Sent from my Galaxy Nexus using Tapatalk


----------



## derrick_ (Mar 15, 2012)

Im right there with you...the international version has 7ish roms going in both gb and ics...the at&t has 2-3 but far less activity. Im close to selling mine for an international version...

I came from the nexus s so this bothers me...


----------



## admorris (Dec 19, 2011)

Wow...this really is dead...lol

Sent from my Galaxy Nexus using Tapatalk


----------



## ScooterG (Jan 1, 2012)

admorris said:


> Wow...this really is dead...lol
> 
> Sent from my Galaxy Nexus using Tapatalk


We'll see... I just got this.

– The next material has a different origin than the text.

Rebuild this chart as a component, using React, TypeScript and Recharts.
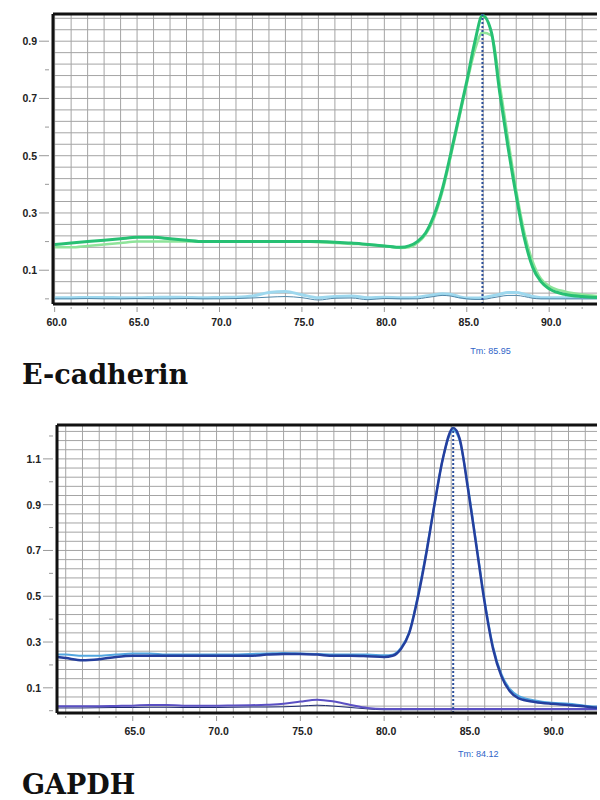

I'll keep for at least 30 and see what happens.

Sent from my SAMSUNG-SGH-I717 using RootzWiki


----------



## derrick_ (Mar 15, 2012)

things are starting to pick up. esp with qualcomm releasing the drivers for the gpu on ics!


----------



## admorris (Dec 19, 2011)

Hopefully will pick up when it comes to Verizon.

Sent from my Galaxy Nexus using Tapatalk


----------



## derrick_ (Mar 15, 2012)

admorris said:


> Hopefully will pick up when it comes to Verizon.
> 
> Sent from my Galaxy Nexus using Tapatalk


That will be a completely different version.


----------



## admorris (Dec 19, 2011)

derrick_ said:


> That will be a completely different version.


I realize that it will be cdma, but I'll thinking bc it'll be on the most popular network, that might attract more devs.

Sent from my Galaxy Nexus using Tapatalk


----------



## derrick_ (Mar 15, 2012)

admorris said:


> I realize that it will be cdma, but I'll thinking bc it'll be on the most popular network, that might attract more devs.
> 
> Sent from my Galaxy Nexus using Tapatalk


...for the cdma version.

(i hope it does myself, just saying)


----------



## Bl4ckpheniX (Jun 23, 2011)

I am a huge fan of Rootzwiki. I see things like this, and think to my self.... The site needs more recognition. Users that feel the same as me, should bug their Devs, tell them you want them to post their work over here...

Spread the word about this community. That will help with problems like this.


----------



## admorris (Dec 19, 2011)

This site has plenty of exposure...the phone is the apparent problem.

Sent from my Galaxy Nexus using Tapatalk


----------



## eliter1 (Oct 3, 2011)

admorris said:


> This site has plenty of exposure...the phone is the apparent problem.
> 
> Sent from my Galaxy Nexus using Tapatalk


I don't know if that's true. There are some rooms and kernels over at xda but I think most people didn't want to develop for Gingerbread since Samsung was supposed to release ICS pretty soon but now it seems like they are going to delay it. I blame Samsung! Hope they release ICS soon so people can start working with it.


----------



## madfatter (Sep 29, 2011)

The n7000 forums over at xda are very active. Quite a few different roms to choose from. Go check it out!


----------



## schrochem (Jul 27, 2011)

Yea no kidding. You can hear the crickets in here








I think I'm just gonna wait for CM9 and go from there...


----------



## edseldavila (Apr 4, 2012)

maybe because the population of Note users is quite few
ive been forum jumping to know more about rooting and its effects on the Note
and ive only gotten a handful of information native to the note


----------



## omid_freesky (Jan 15, 2012)

you guys can head to rootglalxynote.com and get all the info you need.
mostly if not all the roms that are introduced come from XDA but still it's good to see them all in one place and organized so you can check and choose.
finally i have N7000 and strongly recommend ICS Stunner ROM (which is Beta 5 now) which is just great.


----------